Ultra-High Capacity Silicon Photonic Interconnects through Spatial Multiplexing
The market for higher data rate communication is driving the semiconductor industry to develop new techniques of writing at smaller scales, while continuing to scale bandwidth at low power consumption. The question arises of how to continue to sustain this trend. Silicon photonic (SiPh) devices offer a potential solution to the electronic interconnect bandwidth bottleneck. SiPh leverages the technology commensurate of decades of fabrication development with the unique functionality of next-generation optical interconnects. Finer fabrication techniques have allowed for manufacturing physical characteristics of waveguide structures that can support multiple modes in a single waveguide. By refining modal characteristics in photonic waveguide structures, through mode multiplexing with the asymmetric y-junction and microring resonator, higher aggregate data bandwidth is demonstrated via various combinations of spatial multiplexing, broadening applications supported by the integrated platform.
The main contributions of this dissertation are summarized as follows. Experimental demonstrations of new forms of spatial multiplexing combined together exhibit feasibility of data transmission through mode-division multiplexing (MDM), mode-division and wavelength-division multiplexing (MDM-WDM), and mode-division and polarization division multiplexing (MDM-PDM) through a C-band, Si photonic platform. Error-free operation through mode multiplexers and demultiplexers show how data can be viably scaled on multiple modes and with existing spatial domains simultaneously. This work opens up new avenues for scaling bandwidth capacity through leveraging orthogonal domains available on-chip, beyond what had previously been employed like WDM and time-division multiplexing (TDM).

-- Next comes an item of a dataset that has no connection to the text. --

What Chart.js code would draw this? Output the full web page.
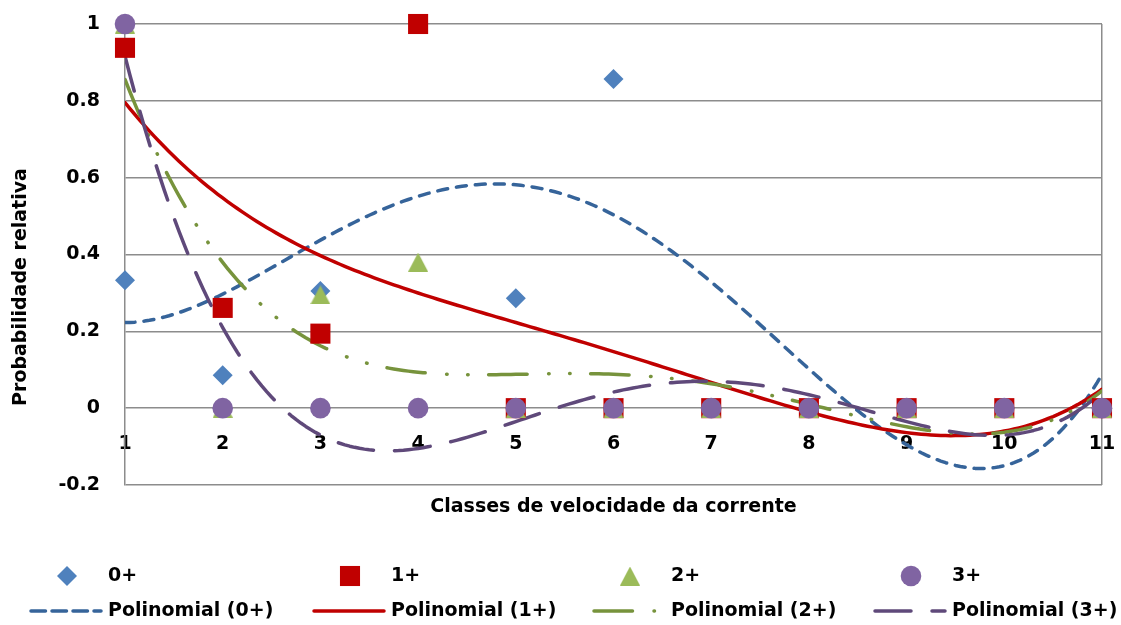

Furthermore, we explore expanding device channel support from two to three arms. Finding that a slight mismatch in the third arm can increase crosstalk contributions considerably, especially when increasing data rate, we explore a methodical way to design the asymmetric y-junction device by considering its angles and multiplexer/demultiplexer arm width. By taking into consideration device fabrication variations, we turn towards optimizing device performance post-fabrication. Through ModePROP simulations, optimizing device performance dynamically post-fabrication is analyzed, through either electro-optical or thermo-optical means. By biasing the arm introducing the slight spectral offset, we can
quantifiably improve device performance.